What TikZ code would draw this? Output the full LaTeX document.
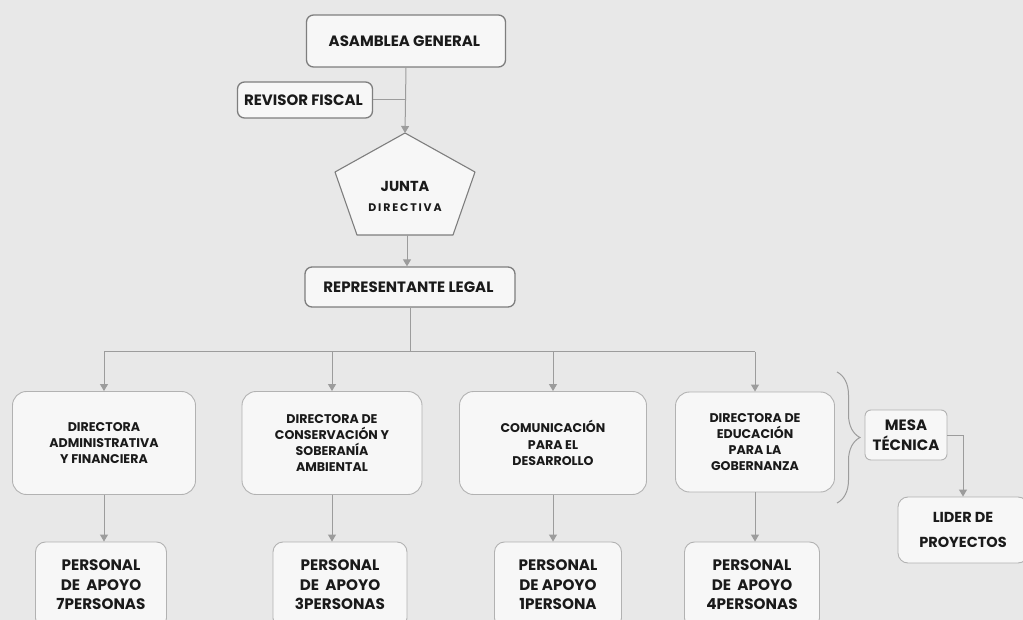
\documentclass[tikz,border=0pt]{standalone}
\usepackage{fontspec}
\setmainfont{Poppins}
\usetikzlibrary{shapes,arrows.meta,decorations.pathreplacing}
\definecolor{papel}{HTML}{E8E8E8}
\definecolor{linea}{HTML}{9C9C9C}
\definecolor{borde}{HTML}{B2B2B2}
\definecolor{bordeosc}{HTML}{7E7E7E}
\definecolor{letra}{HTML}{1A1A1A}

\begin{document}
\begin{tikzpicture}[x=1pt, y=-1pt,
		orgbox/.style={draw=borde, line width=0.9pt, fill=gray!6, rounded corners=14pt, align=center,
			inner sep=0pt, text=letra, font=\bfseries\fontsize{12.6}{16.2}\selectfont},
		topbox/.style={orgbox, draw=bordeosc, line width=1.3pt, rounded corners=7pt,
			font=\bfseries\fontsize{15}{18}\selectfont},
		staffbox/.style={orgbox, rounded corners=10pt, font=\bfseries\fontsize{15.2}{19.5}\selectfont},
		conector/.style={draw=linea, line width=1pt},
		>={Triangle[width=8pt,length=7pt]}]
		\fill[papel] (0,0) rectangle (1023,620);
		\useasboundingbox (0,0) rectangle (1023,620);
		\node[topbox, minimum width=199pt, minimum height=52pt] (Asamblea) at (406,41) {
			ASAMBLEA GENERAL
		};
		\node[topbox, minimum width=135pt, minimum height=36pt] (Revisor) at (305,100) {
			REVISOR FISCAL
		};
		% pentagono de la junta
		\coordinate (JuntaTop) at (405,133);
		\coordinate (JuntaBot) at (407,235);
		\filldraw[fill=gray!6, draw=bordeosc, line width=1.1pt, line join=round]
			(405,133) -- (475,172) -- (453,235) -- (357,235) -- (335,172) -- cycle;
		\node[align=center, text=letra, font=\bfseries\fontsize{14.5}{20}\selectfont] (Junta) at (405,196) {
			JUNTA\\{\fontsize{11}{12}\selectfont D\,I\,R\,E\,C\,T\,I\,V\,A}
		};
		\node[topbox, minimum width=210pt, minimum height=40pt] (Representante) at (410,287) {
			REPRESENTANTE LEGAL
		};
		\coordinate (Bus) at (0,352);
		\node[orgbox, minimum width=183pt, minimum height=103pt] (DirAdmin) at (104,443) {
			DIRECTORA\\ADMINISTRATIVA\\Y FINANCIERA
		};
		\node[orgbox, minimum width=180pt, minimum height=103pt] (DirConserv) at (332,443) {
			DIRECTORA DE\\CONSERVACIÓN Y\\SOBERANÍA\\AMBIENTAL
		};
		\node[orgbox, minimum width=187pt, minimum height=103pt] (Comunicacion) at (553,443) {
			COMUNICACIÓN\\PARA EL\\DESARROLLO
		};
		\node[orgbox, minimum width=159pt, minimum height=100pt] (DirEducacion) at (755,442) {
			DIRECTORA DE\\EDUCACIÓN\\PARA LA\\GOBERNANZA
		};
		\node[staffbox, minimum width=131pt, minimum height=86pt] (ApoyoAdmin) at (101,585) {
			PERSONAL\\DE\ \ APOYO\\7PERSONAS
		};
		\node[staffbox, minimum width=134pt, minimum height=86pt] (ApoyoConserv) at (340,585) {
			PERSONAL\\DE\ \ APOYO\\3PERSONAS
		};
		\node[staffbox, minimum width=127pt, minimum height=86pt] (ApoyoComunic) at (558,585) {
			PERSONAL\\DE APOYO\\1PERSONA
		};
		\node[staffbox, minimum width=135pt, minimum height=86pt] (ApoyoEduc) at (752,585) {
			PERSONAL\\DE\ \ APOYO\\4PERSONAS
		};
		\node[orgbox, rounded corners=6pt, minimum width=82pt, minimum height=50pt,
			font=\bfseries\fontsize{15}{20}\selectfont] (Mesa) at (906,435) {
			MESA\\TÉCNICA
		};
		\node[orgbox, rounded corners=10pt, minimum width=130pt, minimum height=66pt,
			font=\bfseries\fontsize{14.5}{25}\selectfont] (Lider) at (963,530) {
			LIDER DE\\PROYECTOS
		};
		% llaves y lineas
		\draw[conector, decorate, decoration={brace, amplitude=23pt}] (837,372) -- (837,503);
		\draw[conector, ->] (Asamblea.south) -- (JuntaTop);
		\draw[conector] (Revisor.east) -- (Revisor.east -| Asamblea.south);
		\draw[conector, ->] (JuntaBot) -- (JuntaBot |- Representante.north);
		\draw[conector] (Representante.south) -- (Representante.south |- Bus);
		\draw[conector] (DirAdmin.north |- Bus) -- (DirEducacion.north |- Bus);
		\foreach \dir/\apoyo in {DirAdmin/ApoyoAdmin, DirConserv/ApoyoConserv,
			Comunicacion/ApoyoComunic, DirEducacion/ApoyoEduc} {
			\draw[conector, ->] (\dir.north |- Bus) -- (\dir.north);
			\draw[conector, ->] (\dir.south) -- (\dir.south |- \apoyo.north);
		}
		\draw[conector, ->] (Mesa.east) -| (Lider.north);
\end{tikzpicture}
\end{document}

→ PROBLEM TO SOLVE
Except for the pictures, give all the material above again verbatim.

→ EXERCISE RESPONSE
What TikZ code would draw this? Output the full LaTeX document.
\documentclass[tikz,border=0pt]{standalone}
\usepackage{fontspec}
\setmainfont{Poppins}
\usetikzlibrary{shapes,arrows.meta,decorations.pathreplacing}
\definecolor{papel}{HTML}{E8E8E8}
\definecolor{linea}{HTML}{9C9C9C}
\definecolor{borde}{HTML}{B2B2B2}
\definecolor{bordeosc}{HTML}{7E7E7E}
\definecolor{letra}{HTML}{1A1A1A}

\begin{document}
\begin{tikzpicture}[x=1pt, y=-1pt,
		orgbox/.style={draw=borde, line width=0.9pt, fill=gray!6, rounded corners=14pt, align=center,
			inner sep=0pt, text=letra, font=\bfseries\fontsize{12.6}{16.2}\selectfont},
		topbox/.style={orgbox, draw=bordeosc, line width=1.3pt, rounded corners=7pt,
			font=\bfseries\fontsize{15}{18}\selectfont},
		staffbox/.style={orgbox, rounded corners=10pt, font=\bfseries\fontsize{15.2}{19.5}\selectfont},
		conector/.style={draw=linea, line width=1pt},
		>={Triangle[width=8pt,length=7pt]}]
		\fill[papel] (0,0) rectangle (1023,620);
		\useasboundingbox (0,0) rectangle (1023,620);
		\node[topbox, minimum width=199pt, minimum height=52pt] (Asamblea) at (406,41) {
			ASAMBLEA GENERAL
		};
		\node[topbox, minimum width=135pt, minimum height=36pt] (Revisor) at (305,100) {
			REVISOR FISCAL
		};
		% pentagono de la junta
		\coordinate (JuntaTop) at (405,133);
		\coordinate (JuntaBot) at (407,235);
		\filldraw[fill=gray!6, draw=bordeosc, line width=1.1pt, line join=round]
			(405,133) -- (475,172) -- (453,235) -- (357,235) -- (335,172) -- cycle;
		\node[align=center, text=letra, font=\bfseries\fontsize{14.5}{20}\selectfont] (Junta) at (405,196) {
			JUNTA\\{\fontsize{11}{12}\selectfont D\,I\,R\,E\,C\,T\,I\,V\,A}
		};
		\node[topbox, minimum width=210pt, minimum height=40pt] (Representante) at (410,287) {
			REPRESENTANTE LEGAL
		};
		\coordinate (Bus) at (0,352);
		\node[orgbox, minimum width=183pt, minimum height=103pt] (DirAdmin) at (104,443) {
			DIRECTORA\\ADMINISTRATIVA\\Y FINANCIERA
		};
		\node[orgbox, minimum width=180pt, minimum height=103pt] (DirConserv) at (332,443) {
			DIRECTORA DE\\CONSERVACIÓN Y\\SOBERANÍA\\AMBIENTAL
		};
		\node[orgbox, minimum width=187pt, minimum height=103pt] (Comunicacion) at (553,443) {
			COMUNICACIÓN\\PARA EL\\DESARROLLO
		};
		\node[orgbox, minimum width=159pt, minimum height=100pt] (DirEducacion) at (755,442) {
			DIRECTORA DE\\EDUCACIÓN\\PARA LA\\GOBERNANZA
		};
		\node[staffbox, minimum width=131pt, minimum height=86pt] (ApoyoAdmin) at (101,585) {
			PERSONAL\\DE\ \ APOYO\\7PERSONAS
		};
		\node[staffbox, minimum width=134pt, minimum height=86pt] (ApoyoConserv) at (340,585) {
			PERSONAL\\DE\ \ APOYO\\3PERSONAS
		};
		\node[staffbox, minimum width=127pt, minimum height=86pt] (ApoyoComunic) at (558,585) {
			PERSONAL\\DE APOYO\\1PERSONA
		};
		\node[staffbox, minimum width=135pt, minimum height=86pt] (ApoyoEduc) at (752,585) {
			PERSONAL\\DE\ \ APOYO\\4PERSONAS
		};
		\node[orgbox, rounded corners=6pt, minimum width=82pt, minimum height=50pt,
			font=\bfseries\fontsize{15}{20}\selectfont] (Mesa) at (906,435) {
			MESA\\TÉCNICA
		};
		\node[orgbox, rounded corners=10pt, minimum width=130pt, minimum height=66pt,
			font=\bfseries\fontsize{14.5}{25}\selectfont] (Lider) at (963,530) {
			LIDER DE\\PROYECTOS
		};
		% llaves y lineas
		\draw[conector, decorate, decoration={brace, amplitude=23pt}] (837,372) -- (837,503);
		\draw[conector, ->] (Asamblea.south) -- (JuntaTop);
		\draw[conector] (Revisor.east) -- (Revisor.east -| Asamblea.south);
		\draw[conector, ->] (JuntaBot) -- (JuntaBot |- Representante.north);
		\draw[conector] (Representante.south) -- (Representante.south |- Bus);
		\draw[conector] (DirAdmin.north |- Bus) -- (DirEducacion.north |- Bus);
		\foreach \dir/\apoyo in {DirAdmin/ApoyoAdmin, DirConserv/ApoyoConserv,
			Comunicacion/ApoyoComunic, DirEducacion/ApoyoEduc} {
			\draw[conector, ->] (\dir.north |- Bus) -- (\dir.north);
			\draw[conector, ->] (\dir.south) -- (\dir.south |- \apoyo.north);
		}
		\draw[conector, ->] (Mesa.east) -| (Lider.north);
\end{tikzpicture}
\end{document}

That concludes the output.